** START Dataset extract **

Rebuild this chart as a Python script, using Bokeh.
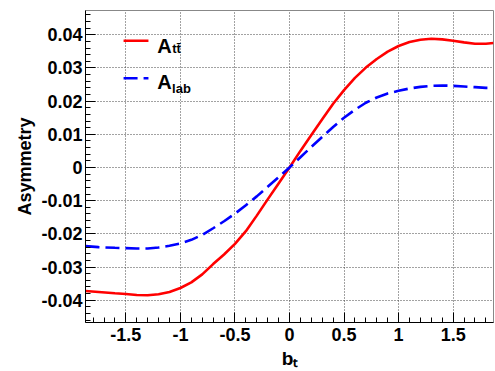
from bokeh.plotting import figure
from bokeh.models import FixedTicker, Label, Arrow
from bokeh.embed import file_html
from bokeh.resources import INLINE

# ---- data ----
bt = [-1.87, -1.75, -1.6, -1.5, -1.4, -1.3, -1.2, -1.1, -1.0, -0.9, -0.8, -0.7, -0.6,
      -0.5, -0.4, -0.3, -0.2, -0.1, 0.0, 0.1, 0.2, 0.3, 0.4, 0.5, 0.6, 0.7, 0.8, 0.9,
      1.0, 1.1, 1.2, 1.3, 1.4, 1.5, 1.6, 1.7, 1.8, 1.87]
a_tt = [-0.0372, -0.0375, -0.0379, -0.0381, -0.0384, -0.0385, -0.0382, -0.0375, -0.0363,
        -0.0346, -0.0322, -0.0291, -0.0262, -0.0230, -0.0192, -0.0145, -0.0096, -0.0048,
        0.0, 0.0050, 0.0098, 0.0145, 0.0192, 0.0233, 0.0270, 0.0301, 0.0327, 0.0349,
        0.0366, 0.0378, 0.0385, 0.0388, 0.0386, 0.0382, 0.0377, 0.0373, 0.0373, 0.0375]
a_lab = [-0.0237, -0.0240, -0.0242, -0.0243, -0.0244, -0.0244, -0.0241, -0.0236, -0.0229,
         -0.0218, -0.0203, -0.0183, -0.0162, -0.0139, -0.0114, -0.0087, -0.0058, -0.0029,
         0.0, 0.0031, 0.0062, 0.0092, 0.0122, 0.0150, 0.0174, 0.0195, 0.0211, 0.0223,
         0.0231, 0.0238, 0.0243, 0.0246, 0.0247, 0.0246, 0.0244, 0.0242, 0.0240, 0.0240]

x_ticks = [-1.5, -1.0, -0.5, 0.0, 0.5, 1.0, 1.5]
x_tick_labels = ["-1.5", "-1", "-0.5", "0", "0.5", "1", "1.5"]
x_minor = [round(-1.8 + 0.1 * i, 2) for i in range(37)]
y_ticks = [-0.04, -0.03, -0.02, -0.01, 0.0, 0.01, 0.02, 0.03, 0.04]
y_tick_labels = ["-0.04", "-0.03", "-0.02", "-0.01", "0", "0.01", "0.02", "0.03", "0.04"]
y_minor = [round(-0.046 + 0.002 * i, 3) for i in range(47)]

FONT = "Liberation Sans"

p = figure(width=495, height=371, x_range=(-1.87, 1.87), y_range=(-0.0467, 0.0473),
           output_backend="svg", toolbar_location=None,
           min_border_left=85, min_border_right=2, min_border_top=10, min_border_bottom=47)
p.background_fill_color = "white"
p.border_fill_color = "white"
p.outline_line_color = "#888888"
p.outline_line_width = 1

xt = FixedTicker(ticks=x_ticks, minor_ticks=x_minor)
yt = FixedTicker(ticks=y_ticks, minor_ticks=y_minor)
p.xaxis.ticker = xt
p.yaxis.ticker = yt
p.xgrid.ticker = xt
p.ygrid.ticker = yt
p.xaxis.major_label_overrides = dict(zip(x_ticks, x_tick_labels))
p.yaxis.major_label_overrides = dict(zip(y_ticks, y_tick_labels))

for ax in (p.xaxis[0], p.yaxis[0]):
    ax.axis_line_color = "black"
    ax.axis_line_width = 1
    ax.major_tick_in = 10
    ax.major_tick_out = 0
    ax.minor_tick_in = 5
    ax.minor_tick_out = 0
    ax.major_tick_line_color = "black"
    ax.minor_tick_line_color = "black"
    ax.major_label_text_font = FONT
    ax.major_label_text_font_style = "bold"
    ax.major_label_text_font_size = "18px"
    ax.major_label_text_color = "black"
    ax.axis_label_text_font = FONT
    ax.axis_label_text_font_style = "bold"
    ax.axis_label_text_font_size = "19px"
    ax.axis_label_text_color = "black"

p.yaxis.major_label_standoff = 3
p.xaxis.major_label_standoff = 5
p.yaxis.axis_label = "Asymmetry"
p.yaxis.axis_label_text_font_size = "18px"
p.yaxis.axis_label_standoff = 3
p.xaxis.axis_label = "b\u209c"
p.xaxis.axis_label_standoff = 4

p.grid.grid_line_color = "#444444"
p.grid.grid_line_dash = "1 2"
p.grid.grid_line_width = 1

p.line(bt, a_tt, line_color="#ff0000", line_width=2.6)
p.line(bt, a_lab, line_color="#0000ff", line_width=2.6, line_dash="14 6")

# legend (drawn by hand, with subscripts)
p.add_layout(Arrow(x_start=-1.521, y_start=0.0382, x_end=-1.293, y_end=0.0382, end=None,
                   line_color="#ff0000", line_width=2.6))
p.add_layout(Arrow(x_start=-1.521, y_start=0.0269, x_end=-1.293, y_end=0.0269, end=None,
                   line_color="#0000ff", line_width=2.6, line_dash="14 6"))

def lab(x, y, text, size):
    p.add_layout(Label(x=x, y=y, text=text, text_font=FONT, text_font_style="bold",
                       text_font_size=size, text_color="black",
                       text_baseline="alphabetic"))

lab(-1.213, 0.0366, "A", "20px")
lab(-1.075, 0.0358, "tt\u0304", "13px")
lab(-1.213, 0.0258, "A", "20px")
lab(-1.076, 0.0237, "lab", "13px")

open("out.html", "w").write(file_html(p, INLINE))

** END Dataset extract **

* Required task: Your task is to reproduce exactly the lines from the start of the data above through the line containing "from bokeh.resources import INLINE", leaving every picture out.

* Result for this task:
Rebuild this chart as a Python script, using Bokeh.
from bokeh.plotting import figure
from bokeh.models import FixedTicker, Label, Arrow
from bokeh.embed import file_html
from bokeh.resources import INLINE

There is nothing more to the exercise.